Cyberwarfare, nel mirino finiscono le infrastrutture
Il Comitato ristretto per l’intelligence, l’organismo parlamentare che sovrintende le attività di intelligence degli Stati Uniti, ha recentemente evidenziato in un rapporto i rischi per le infrastrutture che potrebbero arrivare da un attacco informatico su larga scala. Il paper punta il dito soprattutto contro Cina e Russia, che mai come ora, si legge nel rapporto, sono state così allineate negli obiettivi e nei propositi. “I rischi per la sicurezza nazionale degli Stati Uniti – si legge nelle battute iniziali del paper – si espanderanno e si diversificheranno nell’anno in corso, guidati in parte dalla volontà di Cina e Russia di competere ancor più intensamente con Stati Uniti e relativi alleati”. Lo sviluppo delle nuove tecnologie, prosegue il rapporto, “porterà a nuovi rischi e opportunità”.
Il rischio arriva da lontano, da decenni di attività di cyber spionaggio che hanno consentito di “raccogliere informazioni e definire le nostre infrastrutture essenziali”. La minaccia principale è forse quella della Cina, definita “l’avversario più attivo in attività di cyber spionaggio contro il governo e le aziende degli Stati Uniti”. I timori riguardano soprattutto possibili attacchi informatici che “possono avere effetti distruttivi, seppur localizzati e temporanei, su infrastrutture essenziali come condutture di gas naturale”. Stessa preoccupazione anche sul fronte russo, visto che già nel 2015 e nel 2016 Mosca si era resa protagonista in Ucraina di simili operazioni: un eventuale attacco alla rete elettrica potrebbe provocare danni sensibili in un’area ben localizzata. “Mosca sta mappando le nostre infrastrutture fondamentali con l’obiettivo a lungo termine di essere nelle condizioni di provocare un danno sostanziale”, afferma chiaramente il rapporto.
Minacce simili arrivano anche da Iran e Corea del Nord. Se tuttavia le infrastrutture essenziali sembrano restare il bersaglio principale di Teheran, per il regime di Pyonyang la tattica potrebbe essere ben più semplice: usare le proprie abilità informatiche per derubare istituzioni finanziarie e generare profitti.
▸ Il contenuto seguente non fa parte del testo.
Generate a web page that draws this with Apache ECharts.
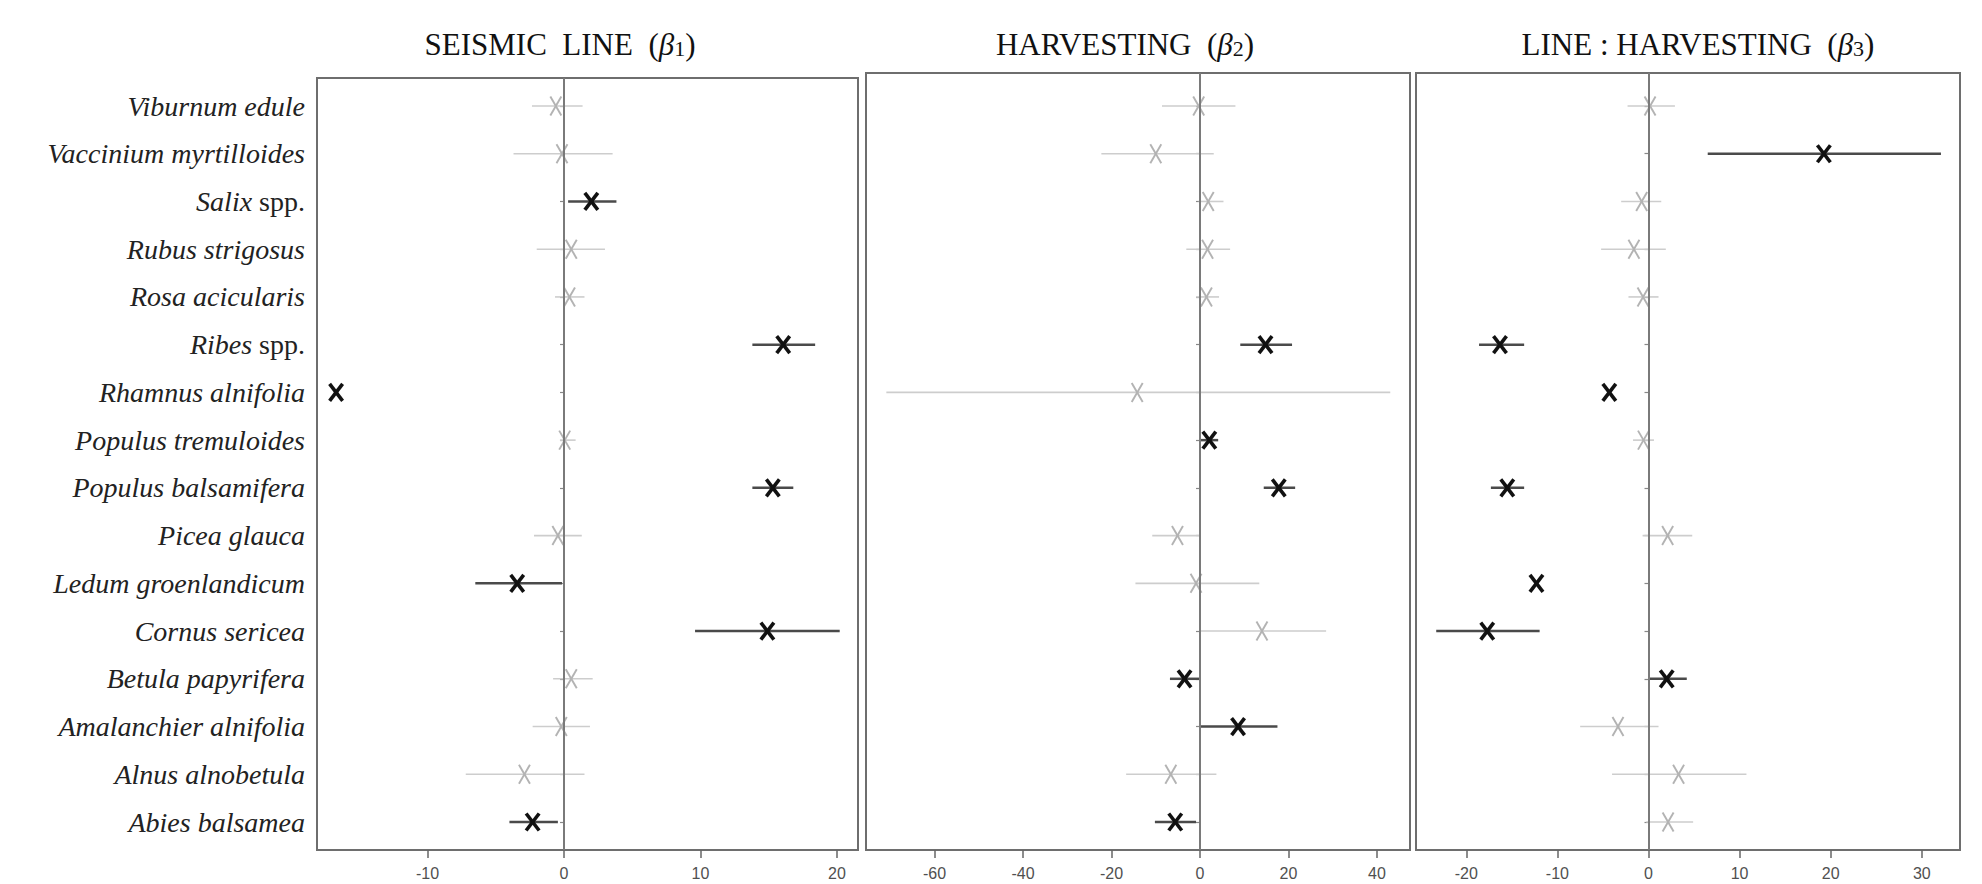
<!DOCTYPE html>
<html><head><meta charset="utf-8">
<script src="https://cdn.jsdelivr.net/npm/echarts@6/dist/echarts.min.js"></script>
<style>html,body{margin:0;padding:0;background:#fff}#c{width:1982px;height:884px}</style>
</head><body><div id="c"></div><script>
// ---- data ----
const species = ['Viburnum edule','Vaccinium myrtilloides','Salix spp.','Rubus strigosus','Rosa acicularis','Ribes spp.','Rhamnus alnifolia','Populus tremuloides','Populus balsamifera','Picea glauca','Ledum groenlandicum','Cornus sericea','Betula papyrifera','Amalanchier alnifolia','Alnus alnobetula','Abies balsamea'];
const panelTitles = ['SEISMIC  LINE  ', 'HARVESTING  ', 'LINE : HARVESTING  '];
const betaIndex = ['1','2','3'];

const seismicEst = [-0.6, -0.15, 2.0, 0.53, 0.4, 16.06, -16.7, 0.05, 15.3, -0.45, -3.43, 14.9, 0.53, -0.2, -2.9, -2.3];
const seismicLo  = [-2.35, -3.7, 0.3, -2.0, -0.66, 13.8, -16.7, -0.3, 13.8, -2.2, -6.5, 9.6, -0.8, -2.3, -7.2, -4.0];
const seismicHi  = [1.36, 3.56, 3.84, 3.0, 1.5, 18.4, -16.7, 0.85, 16.8, 1.3, -0.15, 20.2, 2.1, 1.9, 1.5, -0.45];
const seismicSig = [0,0,1,0,0,1,1,0,1,0,1,1,0,0,0,1];

const harvestEst = [-0.3, -10.0, 1.85, 1.7, 1.45, 14.8, -14.2, 2.1, 17.8, -5.1, -0.9, 14.0, -3.5, 8.6, -6.6, -5.6];
const harvestLo  = [-8.6, -22.3, -0.3, -3.1, -0.9, 9.1, -70.9, 0.1, 14.4, -10.8, -14.6, 0.1, -6.8, 0.1, -16.7, -10.2];
const harvestHi  = [8.0, 3.1, 5.3, 6.8, 4.3, 20.8, 43.0, 4.1, 21.5, 0.1, 13.4, 28.5, 0.1, 17.5, 3.7, -0.9];
const harvestSig = [0,0,0,0,0,1,0,1,1,0,0,0,1,1,0,1];

const interEst = [0.17, 19.25, -0.75, -1.6, -0.6, -16.3, -4.3, -0.55, -15.5, 2.1, -12.3, -17.7, 2.0, -3.35, 3.3, 2.15];
const interLo  = [-2.3, 6.5, -3.0, -5.2, -2.2, -18.6, -4.3, -1.7, -17.3, -0.65, -12.3, -23.3, 0.0, -7.5, -4.0, -0.25];
const interHi  = [2.9, 32.1, 1.4, 1.9, 1.1, -13.65, -4.3, 0.6, -13.65, 4.8, -12.3, -11.95, 4.2, 1.1, 10.75, 4.9];
const interSig = [0,1,0,0,0,1,1,0,1,0,1,1,1,0,0,0];

const seismicTicks = [-10, 0, 10, 20];
const harvestTicks = [-60, -40, -20, 0, 20, 40];
const interTicks   = [-20, -10, 0, 10, 20, 30];

// ---- layout ----
const rowStep = 716 / 15;
const panels = [
  {left: 317, width: 541, top: 78, height: 772, xmin: -18.1, xmax: 21.54, est: seismicEst, lo: seismicLo, hi: seismicHi, sig: seismicSig, ticks: seismicTicks, tx: 560},
  {left: 866, width: 544, top: 73, height: 777, xmin: -75.5, xmax: 47.46, est: harvestEst, lo: harvestLo, hi: harvestHi, sig: harvestSig, ticks: harvestTicks, tx: 1125},
  {left: 1416, width: 544, top: 73, height: 777, xmin: -25.52, xmax: 34.19, est: interEst, lo: interLo, hi: interHi, sig: interSig, ticks: interTicks, tx: 1698}
];
const rows = species.map((s, i) => i + 1);

function labelFmt(v) {
  const name = species[Math.round(v) - 1];
  if (!name) return '';
  if (name.endsWith(' spp.')) return '{i|' + name.slice(0, -5) + '}{n| spp.}';
  return '{i|' + name + '}';
}

const grids = [], xAxes = [], yAxes = [], series = [], graphics = [];
panels.forEach((p, k) => {
  const ymin = 1 - (106 - p.top) / rowStep;
  const ymax = 16 + (p.top + p.height - 822) / rowStep;
  grids.push({left: p.left, top: p.top, width: p.width, height: p.height, show: true, borderColor: '#6e6e6e', borderWidth: 2, backgroundColor: 'transparent'});
  xAxes.push({
    type: 'value', gridIndex: k, min: p.xmin, max: p.xmax,
    splitLine: {show: false},
    axisLine: {show: false},
    axisTick: {show: true, length: 8, lineStyle: {color: '#666', width: 1.5}, customValues: p.ticks},
    axisLabel: {show: true, margin: 15, color: '#505050', fontSize: 16, fontFamily: 'Liberation Sans Narrow, Liberation Sans, Arial', customValues: p.ticks, formatter: v => String(v)}
  });
  yAxes.push({
    type: 'value', gridIndex: k, min: ymin, max: ymax, inverse: true,
    splitLine: {show: false},
    axisLine: {show: false},
    axisTick: {show: true, length: 4, lineStyle: {color: '#888', width: 1.2}, customValues: rows},
    axisLabel: k === 0 ? {
      show: true, margin: 12, customValues: rows, formatter: labelFmt,
      rich: {
        i: {fontFamily: 'Liberation Serif', fontStyle: 'italic', fontSize: 28, color: '#222'},
        n: {fontFamily: 'Liberation Serif', fontSize: 28, color: '#222'}
      }
    } : {show: false}
  });
  const data = p.est.map((e, i) => [e, p.lo[i], p.hi[i], i + 1, p.sig[i]]);
  series.push({
    type: 'scatter', xAxisIndex: k, yAxisIndex: k, data: [], silent: true, z: 1,
    markLine: {silent: true, symbol: 'none', label: {show: false}, animation: false,
      lineStyle: {color: '#7a7a7a', width: 2, type: 'solid'}, data: [{xAxis: 0}]}
  });
  series.push({
    type: 'custom', xAxisIndex: k, yAxisIndex: k, data: data, z: 3, silent: true, animation: false,
    encode: {x: [0, 1, 2], y: 3},
    renderItem: function (params, api) {
      const y = api.value(3), sig = api.value(4);
      const c = api.coord([api.value(0), y]);
      const a = api.coord([api.value(1), y]);
      const b = api.coord([api.value(2), y]);
      const lineCol = sig ? '#4a4a4a' : '#cdcdcd';
      const lineW = sig ? 2.5 : 1.6;
      const xCol = sig ? '#111' : '#b3b3b3';
      const xW = sig ? 3.6 : 1.9;
      const hw = sig ? 6.5 : 5.5, hh = sig ? 8.5 : 9.5;
      const ch = [];
      if (Math.abs(b[0] - a[0]) > 0.5) {
        ch.push({type: 'line', shape: {x1: a[0], y1: a[1], x2: b[0], y2: b[1]}, style: {stroke: lineCol, lineWidth: lineW}});
      }
      ch.push({type: 'line', shape: {x1: c[0] - hw, y1: c[1] - hh, x2: c[0] + hw, y2: c[1] + hh}, style: {stroke: xCol, lineWidth: xW}});
      ch.push({type: 'line', shape: {x1: c[0] + hw, y1: c[1] - hh, x2: c[0] - hw, y2: c[1] + hh}, style: {stroke: xCol, lineWidth: xW}});
      return {type: 'group', children: ch};
    }
  });
  graphics.push({
    type: 'text', x: p.tx, y: 44, silent: true,
    style: {
      text: '{n|' + panelTitles[k] + '(}{b|β}{s|' + betaIndex[k] + '}{n|)}',
      align: 'center', verticalAlign: 'middle',
      rich: {
        n: {fontFamily: 'Liberation Serif', fontSize: 31, fill: '#111', color: '#111'},
        b: {fontFamily: 'Liberation Serif', fontStyle: 'italic', fontSize: 31, fill: '#111', color: '#111'},
        s: {fontFamily: 'Liberation Serif', fontSize: 22, fill: '#111', color: '#111', verticalAlign: 'bottom', padding: [8, 0, 0, 0]}
      }
    }
  });
});

const chart = echarts.init(document.getElementById('c'), null, {renderer: 'svg'});
chart.setOption({
  backgroundColor: '#fff',
  animation: false,
  grid: grids, xAxis: xAxes, yAxis: yAxes, series: series,
  graphic: graphics
});
</script></body></html>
Il rapporto parla di tentativi di “sottrarre più di 1,1 miliardi di dollari a istituzioni finanziarie in tutto il mondo”. Nel 2017, tanto per citare un caso, un gruppo di hacker nordcoreani era riuscito a intrufolarsi nel sistema informatico della Banca centrale del Bangladesh e da lì aveva fatto partire richieste di trasferimento di denaro alla Federal Reserve di New York che avevano fruttato un bottino di 81 milioni di dollari.
Sullo sfondo restano poi le minacce di semplici criminali, più o meno organizzati, che potranno effettuare incursioni per rubare denaro o, in alternativa, pretendere riscatti anche ingenti. “Le loro operazioni – spiega il rapporto – potrebbero colpire infrastrutture fondamentali degli Stati Uniti come ospedali, istituti finanziari, organismi governativi e servizi essenziali”. La sempre più diffusa presenza di strumenti per attacchi cyber potrà inoltre incrementare “il rischio di errate attribuzioni di responsabilità e risposte sbagliate da parte di governi e soggetti privati”. In altre parole, la possibilità di errate ritorsioni è elevata.
Il rapporto si sofferma infine sul rischio di interferenze nelle imminenti tornate elettorali. La minaccia riporta alla mente le polemiche, mai sopite, di un presunto intervento dell’intelligence russa nelle elezioni presidenziali statunitensi del 2016. E pone l’imminente tornata del 2020 sotto una luce sinistra. “I competitor globali quasi certamente cercheranno di influenzare l’opinione pubblica online per indebolire le istituzioni democratiche, minare le alleanze e le partnership degli Stati Uniti e indirizzarne le politiche”, osserva il rapporto. In particolare, oltre al rischio di una manipolazione diretta dei dati elettorali, l’intelligence si sofferma sulla possibilità che vengano utilizzati strumenti di information warfare di ultima generazione, come video deep fake, per fomentare campagne d’odio contro gli Stati Uniti o i suoi alleati.